>> Begin
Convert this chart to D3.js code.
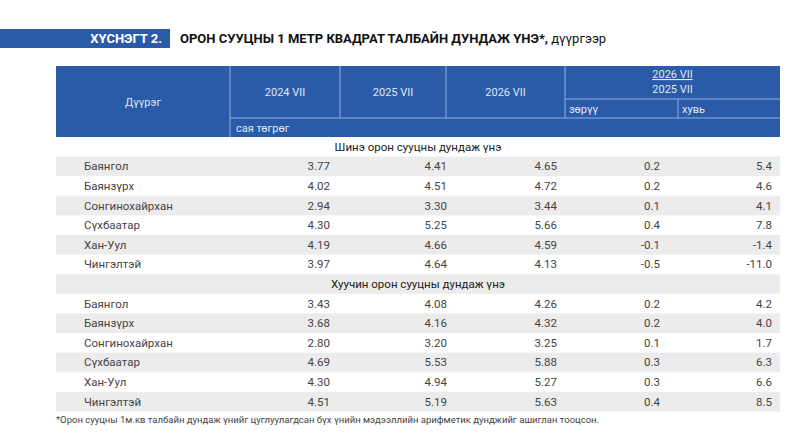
<!DOCTYPE html>
<html><head><meta charset="utf-8">
<script src="https://cdn.jsdelivr.net/npm/d3@7"></script>
<style>body{margin:0;background:#fff}text{font-family:Roboto,"Liberation Sans",sans-serif}</style>
</head><body><svg id="c" width="800" height="439"></svg>
<script>
const districts = ['Баянгол','Баянзүрх','Сонгинохайрхан','Сүхбаатар','Хан-Уул','Чингэлтэй'];
const sections = ['Шинэ орон сууцны дундаж үнэ','Хуучин орон сууцны дундаж үнэ'];
const newY2024 = [3.77,4.02,2.94,4.30,4.19,3.97];
const newY2025 = [4.41,4.51,3.30,5.25,4.66,4.64];
const newY2026 = [4.65,4.72,3.44,5.66,4.59,4.13];
const newDiff = [0.2,0.2,0.1,0.4,-0.1,-0.5];
const newPct = [5.4,4.6,4.1,7.8,-1.4,-11.0];
const oldY2024 = [3.43,3.68,2.80,4.69,4.30,4.51];
const oldY2025 = [4.08,4.16,3.20,5.53,4.94,5.19];
const oldY2026 = [4.26,4.32,3.25,5.88,5.27,5.63];
const oldDiff = [0.2,0.2,0.1,0.3,0.3,0.4];
const oldPct = [4.2,4.0,1.7,6.3,6.6,8.5];

const svg = d3.select('#c');
const blue = '#2a5ba8', grey = '#ececec', txt = '#444';
const L = 56, R = 780;
const colX = [L, 230, 340, 446, 565, 678, R];

// title
svg.append('rect').attr('x',0).attr('y',29).attr('width',170).attr('height',19).attr('fill',blue);
svg.append('text').attr('x',162).attr('y',43).attr('text-anchor','end').attr('fill','#fff')
  .attr('font-size',13).attr('font-weight','bold').text('ХҮСНЭГТ 2.');
svg.append('text').attr('x',180).attr('y',43).attr('fill','#111').attr('font-size',13).attr('font-weight','bold')
  .text('ОРОН СУУЦНЫ 1 МЕТР КВАДРАТ ТАЛБАЙН ДУНДАЖ ҮНЭ*,').append('tspan').attr('font-weight','normal').text(' дүүргээр');

// header
const hT = 66, hM = 118, hB = 137;
svg.append('rect').attr('x',L).attr('y',hT).attr('width',R-L).attr('height',hB-hT).attr('fill',blue);
const lines = svg.append('g').attr('stroke','#8fb0e0').attr('stroke-width',1);
colX.slice(1,5).forEach(x => lines.append('line').attr('x1',x).attr('x2',x).attr('y1',hT).attr('y2',hM));
lines.append('line').attr('x1',colX[5]).attr('x2',colX[5]).attr('y1',99).attr('y2',hM);
lines.append('line').attr('x1',colX[4]).attr('x2',R).attr('y1',99).attr('y2',99);
lines.append('line').attr('x1',colX[1]).attr('x2',R).attr('y1',hM).attr('y2',hM);
lines.append('line').attr('x1',colX[1]).attr('x2',colX[1]).attr('y1',hM).attr('y2',hB);
const ht = (x,y,s,a='middle',u=false) => svg.append('text').attr('x',x).attr('y',y).attr('text-anchor',a)
  .attr('fill','#dfe8f7').attr('font-size',11).attr('text-decoration',u?'underline':null).text(s);
ht((L+colX[1])/2,106,'Дүүрэг');
['2024 VII','2025 VII','2026 VII'].forEach((s,i)=>ht((colX[i+1]+colX[i+2])/2,96,s));
ht((colX[4]+R)/2,78,'2026 VII','middle',true);
ht((colX[4]+R)/2,93,'2025 VII');
ht(colX[4]+4,113,'зөрүү','start');
ht(colX[5]+4,113,'хувь','start');
ht(colX[1]+6,132,'сая төгрөг','start');

// body
const rowH = 19.6;
const y = d3.scaleLinear().domain([0,1]).range([hB, hB+rowH]);
const data = [
  [newY2024,newY2025,newY2026,newDiff,newPct],
  [oldY2024,oldY2025,oldY2026,oldDiff,oldPct]
];
const valX = [330, 447, 557, 660, 772];
let r = 0;
sections.forEach((sec,si) => {
  const rows = [{title:sec}].concat(districts.map((d,i)=>({name:d, vals:data[si].map(a=>a[i])})));
  rows.forEach(row => {
    const top = y(r);
    if (r%2===1) svg.append('rect').attr('x',L).attr('y',top).attr('width',R-L).attr('height',rowH).attr('fill',grey);
    const by = top + rowH/2 + 4;
    if (row.title) {
      svg.append('text').attr('x',(L+R)/2).attr('y',by).attr('text-anchor','middle').attr('fill','#222').attr('font-size',11.5).text(row.title);
    } else {
      svg.append('text').attr('x',84).attr('y',by).attr('fill',txt).attr('font-size',11.5).text(row.name);
      row.vals.forEach((v,j) => svg.append('text').attr('x',valX[j]).attr('y',by).attr('text-anchor','end')
        .attr('fill',txt).attr('font-size',11.5).text(v.toFixed(j<3?2:1)));
    }
    r++;
  });
});
svg.append('text').attr('x',56).attr('y',y(r)+12).attr('fill',txt).attr('font-size',9.5)
  .text('*Орон сууцны 1м.кв талбайн дундаж үнийг цуглуулагдсан бүх үнийн мэдээллийн арифметик дунджийг ашиглан тооцсон.');
</script></body></html>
>> End
Task |
Skip every picture and return the lines above from the top through the one that contains "СУУЦНЫ 1 МЕТР".

Solution to this task |
Convert this chart to D3.js code.
<!DOCTYPE html>
<html><head><meta charset="utf-8">
<script src="https://cdn.jsdelivr.net/npm/d3@7"></script>
<style>body{margin:0;background:#fff}text{font-family:Roboto,"Liberation Sans",sans-serif}</style>
</head><body><svg id="c" width="800" height="439"></svg>
<script>
const districts = ['Баянгол','Баянзүрх','Сонгинохайрхан','Сүхбаатар','Хан-Уул','Чингэлтэй'];
const sections = ['Шинэ орон сууцны дундаж үнэ','Хуучин орон сууцны дундаж үнэ'];
const newY2024 = [3.77,4.02,2.94,4.30,4.19,3.97];
const newY2025 = [4.41,4.51,3.30,5.25,4.66,4.64];
const newY2026 = [4.65,4.72,3.44,5.66,4.59,4.13];
const newDiff = [0.2,0.2,0.1,0.4,-0.1,-0.5];
const newPct = [5.4,4.6,4.1,7.8,-1.4,-11.0];
const oldY2024 = [3.43,3.68,2.80,4.69,4.30,4.51];
const oldY2025 = [4.08,4.16,3.20,5.53,4.94,5.19];
const oldY2026 = [4.26,4.32,3.25,5.88,5.27,5.63];
const oldDiff = [0.2,0.2,0.1,0.3,0.3,0.4];
const oldPct = [4.2,4.0,1.7,6.3,6.6,8.5];

const svg = d3.select('#c');
const blue = '#2a5ba8', grey = '#ececec', txt = '#444';
const L = 56, R = 780;
const colX = [L, 230, 340, 446, 565, 678, R];

// title
svg.append('rect').attr('x',0).attr('y',29).attr('width',170).attr('height',19).attr('fill',blue);
svg.append('text').attr('x',162).attr('y',43).attr('text-anchor','end').attr('fill','#fff')
  .attr('font-size',13).attr('font-weight','bold').text('ХҮСНЭГТ 2.');
svg.append('text').attr('x',180).attr('y',43).attr('fill','#111').attr('font-size',13).attr('font-weight','bold')
  .text('ОРОН СУУЦНЫ 1 МЕТР КВАДРАТ ТАЛБАЙН ДУНДАЖ ҮНЭ*,').append('tspan').attr('font-weight','normal').text(' дүүргээр');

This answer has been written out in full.